Because this journey is not my own. Because even though I don't exactly enjoy roller coasters (well, more the plummet to the earth with great speed and force part) or the shoving myself off of things from great heights - there is the beautiful moment of feeling so blessedly alive as the ground is racing up to meet your face. I think that we are made to be alive, to come awake. Made to do and be. Made to have a crazy story, live this amazing adventure. To look back and say "WOW! That was a crazy ride!"...


And to be alive and come awake means that I need to step out of complacency and of comparison into compassion, into grace, into joy and laughter, into tears and hard conversations... For what else is fullness about after all?


I'm discovering that as I walk into what He is calling for me, the more I need all of Him - not just the comfortable parts - and that requires all of me - not just the convenient, the pretty, the comfortable but the aching, the questions, the confusion, the past experiences, the uncomfortable and ugly parts... And the incredible thing is, He wants it. He wants me - baggage, failures, and the greatness all roled into one. He delights in me, He made me, He desires my ME and He is continuously pursuing my stubborn heart.. Go figure, huh? 


I love how the passage wraps up with "for God is greater than our worried hearts and know more about us than we do ourselves." It makes sense, doesn't it? My silly little heart takes so much onto itself - the details, the stories of others, the "planning", the confusion but He is bigger than it all. And He can handle it. He doesn't need my input or questions or doubt every half second and it certainly isn't good for my stress level.  Now if I could just get that into my head and heart a little deeper, I might be a little smarter... This gives me peace, that even though my heart is fickle and my eyes are woozy, He is still good, still God, still sovereign, still faithful and still deeply in love with me.


In the words of  C.S. Lewis, "the great thing to remember is that though our feelings come and go, God's love does not."  Amen, my friend. For some days, that's all I can I can hold onto. I am so thankful that He is so much more faithful that my fickle heart and so much more steadfast then my wandering eye, that He wants me close to His heart and that His patience level is light years beyond mine. 

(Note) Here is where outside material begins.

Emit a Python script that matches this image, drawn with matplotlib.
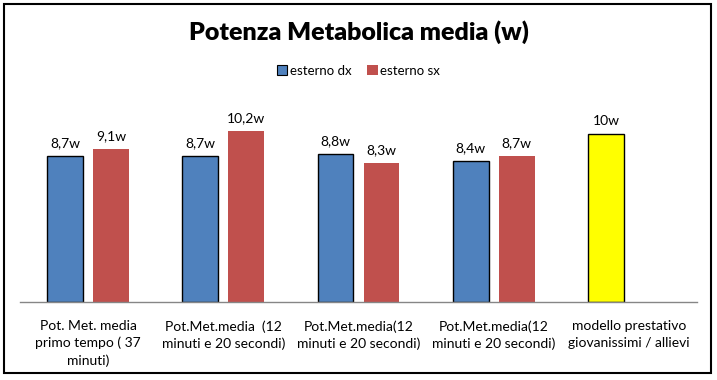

Time isn't guaranteed for any of us. And I don't know when I'll get to see Jesus face to face, but I do know that I want the people that I love to meet me there. And to be celebrating, dancing/hopping around, signing (off key for me) and hanging out with Jesus for eva... To be able to tell Him that I loved deeply, that I walked toward Him even when I didn't understand, and that I trusted who He is and was and will be. And so today I am singing this song over and over wanting the words to sink deep into my aching heart... Because we are meant to come awake.